Biology » Cell Transport » Active Transport

Active Transport

By the end of this lesson and the next few, you should be able to:

  • Understand how electrochemical gradients affect ions
  • Distinguish between primary active transport and secondary active transport

What is active transport?

Active transport mechanisms require the use of the cell’s energy, usually in the form of adenosine triphosphate (ATP). If a substance must move into the cell against its concentration gradient—that is, if the concentration of the substance inside the cell is greater than its concentration in the extracellular fluid (and vice versa)—the cell must use energy to move the substance. Some active transport mechanisms move small-molecular weight materials, such as ions, through the membrane. Other mechanisms transport much larger molecules.

Electrochemical Gradient

We have discussed simple concentration gradients—differential concentrations of a substance across a space or a membrane—but in living systems, gradients are more complex. Because ions move into and out of cells and because cells contain proteins that do not move across the membrane and are mostly negatively charged, there is also an electrical gradient, a difference of charge, across the plasma membrane.

The interior of living cells is electrically negative with respect to the extracellular fluid in which they are bathed, and at the same time, cells have higher concentrations of potassium (K+) and lower concentrations of sodium (Na+) than does the extracellular fluid. So in a living cell, the concentration gradient of Na+ tends to drive it into the cell, and the electrical gradient of Na+ (a positive ion) also tends to drive it inward to the negatively charged interior.

The situation is more complex, however, for other elements such as potassium. The electrical gradient of K+, a positive ion, also tends to drive it into the cell, but the concentration gradient of K+ tends to drive K+ out of the cell (see image below). We refer to the combined gradient of concentration and electrical charge that affects an ion as its electrochemical gradient.

electrochemical-gradient

Electrochemical gradients arise from the combined effects of concentration gradients and electrical gradients. Image Attribution: “Synaptitude”/Wikimedia Commons

Moving Against a Gradient

To move substances against a concentration or electrochemical gradient, the cell must use energy. This energy is harvested from ATP generated through the cell’s metabolism. Active transport mechanisms, collectively called pumps, work against electrochemical gradients. Small substances constantly pass through plasma membranes. Active transport maintains concentrations of ions and other substances needed by living cells in the face of these passive movements.

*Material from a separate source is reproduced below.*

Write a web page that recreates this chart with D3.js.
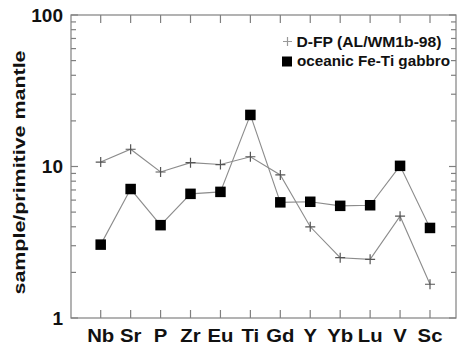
<!DOCTYPE html>
<html>
<head>
<meta charset="utf-8">
<script src="https://cdn.jsdelivr.net/npm/d3@7"></script>
<style>
  html, body { margin: 0; padding: 0; background: #fff; }
  text { font-family: "Liberation Sans", Arial, sans-serif; font-weight: bold; fill: #111; }
</style>
</head>
<body>
<div id="chart"></div>
<script>
// elements on the x axis
const elements = ['Nb', 'Sr', 'P', 'Zr', 'Eu', 'Ti', 'Gd', 'Y', 'Yb', 'Lu', 'V', 'Sc'];

// D-FP (AL/WM1b-98)
const dfpValues = [10.7, 13.0, 9.2, 10.6, 10.3, 11.6, 8.8, 4.0, 2.5, 2.44, 4.7, 1.67];

// oceanic Fe-Ti gabbro
const gabbroValues = [3.05, 7.1, 4.1, 6.6, 6.8, 21.9, 5.8, 5.85, 5.5, 5.55, 10.1, 3.93];

const yTickValues = [1, 10, 100];
const seriesNames = ['D-FP (AL/WM1b-98)', 'oceanic Fe-Ti gabbro'];

const width = 460, height = 347;
const box = { left: 71, right: 456, top: 15, bottom: 318 };

const svg = d3.select('#chart').append('svg')
    .attr('width', width)
    .attr('height', height);

const x = d3.scalePoint()
    .domain(elements)
    .range([100.7, 430]);

const y = d3.scaleLog()
    .domain([1, 100])
    .range([box.bottom, box.top]);

const axisColor = '#808080';

// frame
svg.append('rect')
    .attr('x', box.left)
    .attr('y', box.top)
    .attr('width', box.right - box.left)
    .attr('height', box.bottom - box.top)
    .attr('fill', 'none')
    .attr('stroke', axisColor)
    .attr('stroke-width', 1.2);

// minor + major ticks on left and right
const allY = [];
for (let d = 1; d < 100; d *= 10) {
    for (let k = 1; k <= 9; k++) allY.push(d * k);
}
allY.push(100);

const yTicks = svg.append('g');
yTicks.selectAll('line.left')
    .data(allY)
    .join('line')
    .attr('class', 'left')
    .attr('x1', box.left)
    .attr('x2', d => box.left + (yTickValues.includes(d) ? 7 : 5))
    .attr('y1', d => y(d))
    .attr('y2', d => y(d))
    .attr('stroke', axisColor)
    .attr('stroke-width', 1.2);
yTicks.selectAll('line.right')
    .data(allY)
    .join('line')
    .attr('class', 'right')
    .attr('x1', box.right)
    .attr('x2', d => box.right - (yTickValues.includes(d) ? 7 : 5))
    .attr('y1', d => y(d))
    .attr('y2', d => y(d))
    .attr('stroke', axisColor)
    .attr('stroke-width', 1.2);

// y tick labels
svg.append('g')
    .selectAll('text')
    .data(yTickValues)
    .join('text')
    .attr('x', 63)
    .attr('y', d => y(d))
    .attr('dy', '0.36em')
    .attr('text-anchor', 'end')
    .attr('font-size', 19)
    .text(d => d);

// x ticks top and bottom
const xTicks = svg.append('g');
xTicks.selectAll('line.bottom')
    .data(elements)
    .join('line')
    .attr('class', 'bottom')
    .attr('x1', d => x(d)).attr('x2', d => x(d))
    .attr('y1', box.bottom).attr('y2', box.bottom - 8)
    .attr('stroke', axisColor).attr('stroke-width', 1.2);
xTicks.selectAll('line.top')
    .data(elements)
    .join('line')
    .attr('class', 'top')
    .attr('x1', d => x(d)).attr('x2', d => x(d))
    .attr('y1', box.top).attr('y2', box.top + 8)
    .attr('stroke', axisColor).attr('stroke-width', 1.2);

// x labels (slightly wide, like the original bitmap font)
svg.append('g')
    .selectAll('text')
    .data(elements)
    .join('text')
    .attr('transform', d => `translate(${x(d)},342) scale(1.13,1)`)
    .attr('text-anchor', 'middle')
    .attr('font-size', 18)
    .text(d => d);

// y title
svg.append('text')
    .attr('transform', 'translate(24.5,172.5) rotate(-90)')
    .attr('text-anchor', 'middle')
    .attr('font-size', 16)
    .attr('textLength', 244)
    .attr('lengthAdjust', 'spacingAndGlyphs')
    .text('sample/primitive mantle');

const line = d3.line()
    .x((d, i) => x(elements[i]))
    .y(d => y(d));

const lineColor = '#8c8c8c';

svg.append('path')
    .datum(dfpValues)
    .attr('d', line)
    .attr('fill', 'none')
    .attr('stroke', lineColor)
    .attr('stroke-width', 1.1);

svg.append('path')
    .datum(gabbroValues)
    .attr('d', line)
    .attr('fill', 'none')
    .attr('stroke', lineColor)
    .attr('stroke-width', 1.1);

// plus markers
const plusSize = 5;
const plusPath = `M${-plusSize},0H${plusSize}M0,${-plusSize}V${plusSize}`;
svg.append('g')
    .selectAll('path')
    .data(dfpValues)
    .join('path')
    .attr('transform', (d, i) => `translate(${x(elements[i])},${y(d)})`)
    .attr('d', plusPath)
    .attr('stroke', '#555')
    .attr('stroke-width', 1.2)
    .attr('fill', 'none');

// square markers
const sq = 10.5;
svg.append('g')
    .selectAll('rect')
    .data(gabbroValues)
    .join('rect')
    .attr('x', (d, i) => x(elements[i]) - sq / 2)
    .attr('y', d => y(d) - sq / 2)
    .attr('width', sq)
    .attr('height', sq)
    .attr('fill', '#000');

// legend
const legend = svg.append('g').attr('transform', 'translate(287,0)');
legend.append('path')
    .attr('transform', 'translate(0.5,41.5)')
    .attr('d', `M-4.5,0H4.5M0,-4.5V4.5`)
    .attr('stroke', '#999')
    .attr('stroke-width', 1.2);
legend.append('text')
    .attr('x', 9.5)
    .attr('y', 47)
    .attr('font-size', 14.5)
    .attr('textLength', 145)
    .attr('lengthAdjust', 'spacingAndGlyphs')
    .text(seriesNames[0]);
legend.append('rect')
    .attr('x', -5)
    .attr('y', 56.5)
    .attr('width', 10)
    .attr('height', 10)
    .attr('fill', '#000');
legend.append('text')
    .attr('x', 10)
    .attr('y', 66)
    .attr('font-size', 14.5)
    .attr('textLength', 153)
    .attr('lengthAdjust', 'spacingAndGlyphs')
    .text(seriesNames[1]);
</script>
</body>
</html>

Much of a cell’s supply of metabolic energy may be spent maintaining these processes. (Most of a red blood cell’s metabolic energy is used to maintain the imbalance between exterior and interior sodium and potassium levels required by the cell.) Because active transport mechanisms depend on a cell’s metabolism for energy, they are sensitive to many metabolic poisons that interfere with the supply of ATP.

Two mechanisms exist for the transport of small-molecular weight material and small molecules. Primary active transport moves ions across a membrane and creates a difference in charge across that membrane, which is directly dependent on ATP. Secondary active transport describes the movement of material that is due to the electrochemical gradient established by primary active transport that does not directly require ATP.

Carrier Proteins for Active Transport

An important membrane adaption for active transport is the presence of specific carrier proteins or pumps to facilitate movement. There are three types of these proteins or transporters (see image below). A uniporter carries one specific ion or molecule. A symporter carries two different ions or molecules, both in the same direction. An antiporter also carries two different ions or molecules, but in different directions.

transporters

A uniporter carries one molecule or ion. A symporter carries two different molecules or ions, both in the same direction. An antiporter also carries two different molecules or ions, but in different directions. (credit: modification of work by “Lupask”/Wikimedia Commons)

All of these transporters can also transport small, uncharged organic molecules like glucose. You can also find these three types of carrier proteins in facilitated diffusion, but they do not require ATP to work in that process. Some examples of pumps for active transport are Na+-K+ ATPase, which carries sodium and potassium ions, and H+-K+ ATPase, which carries hydrogen and potassium ions. Both of these are antiporter carrier proteins. Two other carrier proteins are Ca2+ ATPase and H+ ATPase, which carry only calcium and only hydrogen ions, respectively. Both are pumps.